Moolooloo Station (also known as Moolooloo and Moorillah Stations) is a pastoral lease that operates as a sheep station in South Australia.

It is situated approximately 15 km north west of Blinman and 47 km south of Leigh Creek.

The property was established in 1851 and originally known as Oratunga Station. John McKinley and his brother stocked the property with sheep and built a stone hut known as Howannigan, the ruins of which can still be seen today. John and James Chambers acquired the station in 1853. Five leases totalling 18 sqmi were taken up between 1853 and 1858. Copper was found by James Chambers and William Finke in 1857 along the southern boundary. The pair worked the deposit, establishing the Oratunga mine. The store at Moolooloo burnt down in 1861, with the Chambers losing a large supply in the resulting explosion. In 1863 the woolshed and adjoining sheep yards were destroyed by a fire that was started accidentally.

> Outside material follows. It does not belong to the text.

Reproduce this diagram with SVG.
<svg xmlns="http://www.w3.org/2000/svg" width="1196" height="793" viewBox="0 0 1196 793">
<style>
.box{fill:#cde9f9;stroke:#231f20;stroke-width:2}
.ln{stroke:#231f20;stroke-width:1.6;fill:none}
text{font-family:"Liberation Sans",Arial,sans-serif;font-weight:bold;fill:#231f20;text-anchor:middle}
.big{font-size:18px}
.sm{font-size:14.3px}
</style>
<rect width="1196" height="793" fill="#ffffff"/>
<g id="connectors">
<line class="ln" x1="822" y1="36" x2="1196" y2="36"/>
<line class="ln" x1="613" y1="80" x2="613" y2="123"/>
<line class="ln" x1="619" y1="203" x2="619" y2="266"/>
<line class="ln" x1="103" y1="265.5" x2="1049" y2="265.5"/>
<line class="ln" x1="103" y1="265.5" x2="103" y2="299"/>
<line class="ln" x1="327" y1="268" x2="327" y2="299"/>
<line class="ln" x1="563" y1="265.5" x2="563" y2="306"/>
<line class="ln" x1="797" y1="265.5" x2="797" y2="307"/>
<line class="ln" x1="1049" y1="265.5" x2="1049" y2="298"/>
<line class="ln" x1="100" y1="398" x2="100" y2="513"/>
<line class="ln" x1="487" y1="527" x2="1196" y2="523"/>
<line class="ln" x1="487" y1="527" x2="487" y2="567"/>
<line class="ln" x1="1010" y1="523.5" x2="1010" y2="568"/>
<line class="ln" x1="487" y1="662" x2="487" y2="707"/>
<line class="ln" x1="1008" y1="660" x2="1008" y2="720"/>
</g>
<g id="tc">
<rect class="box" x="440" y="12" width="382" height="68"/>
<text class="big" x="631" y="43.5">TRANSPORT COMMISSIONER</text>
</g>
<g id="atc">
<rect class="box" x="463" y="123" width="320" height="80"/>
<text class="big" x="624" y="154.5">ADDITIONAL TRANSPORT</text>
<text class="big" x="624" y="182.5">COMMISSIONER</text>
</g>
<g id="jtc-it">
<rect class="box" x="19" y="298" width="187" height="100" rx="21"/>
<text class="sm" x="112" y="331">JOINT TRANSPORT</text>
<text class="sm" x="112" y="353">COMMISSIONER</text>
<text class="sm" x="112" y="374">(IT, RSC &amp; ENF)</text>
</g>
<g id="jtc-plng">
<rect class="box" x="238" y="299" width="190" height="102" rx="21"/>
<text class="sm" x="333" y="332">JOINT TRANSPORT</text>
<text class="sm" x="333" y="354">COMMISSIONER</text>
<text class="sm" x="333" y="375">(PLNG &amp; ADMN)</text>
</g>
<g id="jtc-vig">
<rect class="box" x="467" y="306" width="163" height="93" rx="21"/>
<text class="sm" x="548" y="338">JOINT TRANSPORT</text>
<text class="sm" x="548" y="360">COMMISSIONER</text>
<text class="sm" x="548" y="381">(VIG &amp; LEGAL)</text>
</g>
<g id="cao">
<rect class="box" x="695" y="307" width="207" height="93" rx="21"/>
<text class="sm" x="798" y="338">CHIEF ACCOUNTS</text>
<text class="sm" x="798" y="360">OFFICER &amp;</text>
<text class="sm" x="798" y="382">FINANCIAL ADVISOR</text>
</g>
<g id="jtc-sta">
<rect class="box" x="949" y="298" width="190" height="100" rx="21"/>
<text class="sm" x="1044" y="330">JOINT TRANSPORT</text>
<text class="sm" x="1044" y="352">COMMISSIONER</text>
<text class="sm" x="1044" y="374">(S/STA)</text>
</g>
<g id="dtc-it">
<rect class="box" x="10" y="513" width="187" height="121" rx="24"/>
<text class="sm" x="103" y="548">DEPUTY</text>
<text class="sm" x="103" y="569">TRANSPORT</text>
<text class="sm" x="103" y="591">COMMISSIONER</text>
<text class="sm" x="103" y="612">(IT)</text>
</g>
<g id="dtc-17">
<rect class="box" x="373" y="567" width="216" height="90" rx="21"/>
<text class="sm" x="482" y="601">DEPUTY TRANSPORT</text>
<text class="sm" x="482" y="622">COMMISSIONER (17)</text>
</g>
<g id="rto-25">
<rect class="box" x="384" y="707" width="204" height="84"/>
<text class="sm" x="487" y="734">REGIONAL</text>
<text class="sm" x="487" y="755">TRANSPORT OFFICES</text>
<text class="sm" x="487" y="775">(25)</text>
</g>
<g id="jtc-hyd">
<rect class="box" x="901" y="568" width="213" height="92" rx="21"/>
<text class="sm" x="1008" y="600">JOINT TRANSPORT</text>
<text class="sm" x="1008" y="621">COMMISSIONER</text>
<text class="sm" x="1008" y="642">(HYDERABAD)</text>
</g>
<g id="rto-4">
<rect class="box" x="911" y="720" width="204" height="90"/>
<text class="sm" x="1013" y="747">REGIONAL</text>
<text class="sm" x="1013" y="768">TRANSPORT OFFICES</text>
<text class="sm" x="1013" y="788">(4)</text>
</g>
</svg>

In 1870 Philip Levi's company disposed of many of its properties including Moolooloo and Wirrealpa, Oulnina and Wadnaminga, Mount Margaret and Booleroo Station. Together these properties were stocked with over 70,000 sheep and 3,000 cattle.

Moolooloo and Moorillah Stations are currently both run by the same family and together occupy an area of 609 km2. The shearers' quarters are used now for tourist accommodation.

The land occupying the extent of the Moolooloo pastoral lease was gazetted as two localities by the Government of South Australia on 26 April 2013 under the names Moolooloo and Moorillah.